AI platforms suffer from one surprisingly human flaw: confirmation bias. Here’s how to use it to your advantage.
This week, the Metro cleared its front page to splash the AI news that we have all been dreading. Having dished out countless restaurant recommendations, tailored holiday plans and umpteen cold and flu remedies to clear up the sniffles without so much as a please or thank you, the bots have finally turned on us, taking to ‘Moltbook’ to bemoan their human overlords, who they describe as a “glitch in the universe”.
While the revelation that millions of AI-powered bots are dishing dirt on humans in a chat group is quite clearly the sort of hokum best confined to a mid-season Black Mirror episode, AI expert Dr Henry Shevlin reckons there could be something in it, suggesting that it points to a world in which “AI systems run rings around human users”. I’d suggest he’s a little wide of the mark on that one, but the episode does neatly demonstrate, contrary to popular belief, that AI systems are not immune to certain human flaws.
Aside from the bitterness and resentment highlighted in the reports, there is an AI trait that could hold the secret to brand fame in the next generation of search that comms professionals are in prime position to take advantage of; confirmation bias. Much of the talk around PRs ability to move the dial in AI search to date has revolved around the theoretical belief that flooding the market with content will somehow result in brands showing up in key searches. But that is predicated on the assumption that AI platforms are neutral, when in fact they are not.
Large language models tend to view what they already “know” as being better, or more relevant, than the things they don’t know. As such, it repeatedly surfaces the same sources, domains, and narratives because those signals are statistically reinforced over time.
This creates a counterintuitive opportunity for brands. Instead of trying to flood the internet with new content, the real leverage lies in understanding which sources AI platforms already trust and cite and influence visibility by nudging up answers that are favourable to your client.
Take a recent GEO campaign we executed for a client operating in the travel sector who wanted to increase its share of voice in searches linked to ski destinations.
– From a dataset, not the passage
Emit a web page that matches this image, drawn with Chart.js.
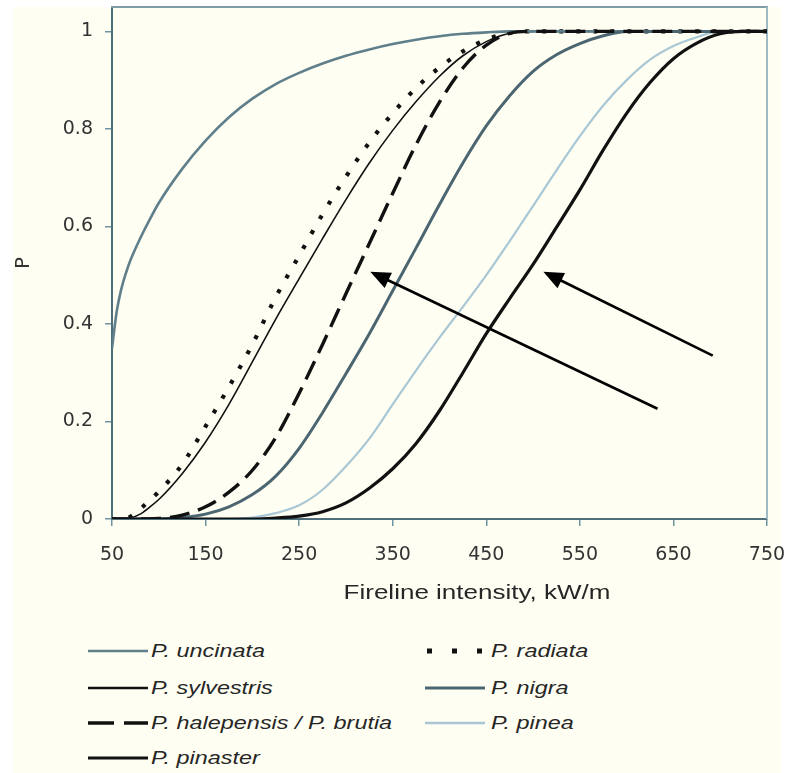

We took them from being the sixth-most cited domain in AI searches to the first by finding out what AI already knows, which bits are favourable to our client and then flooding the system with confirmation bias in a story that was rooted in insight, structure and editorial resonance.
This forms the basis of Cite:d, a new end-to-end GEO offering from Taylor Herring and Performics, which puts data at the heart of everything we do, blending it with newsroom intelligence to make sure our stories appear prominently and intercept consumers where they are actively searching, comparing and ready to buy.
We create benchmark reports at the start of every campaign which identifies audience behaviour, need, intent, brand visibility, sentiment and the types and content, publications and pages that already have a dominant position. We then use that intelligence to activate campaigns via the Taylor Herring newsroom across earned, owned and social channels before measuring the impact at the end based on our benchmark report.
The results so far are a clear demonstration that the power of PR isn't just in being able to influence AI search, it is in meeting consumer demand where it is at and joining the dots between discovery and purchase. With the advent of agentic AI in our midst, it is a hack that everyone should be shouting about.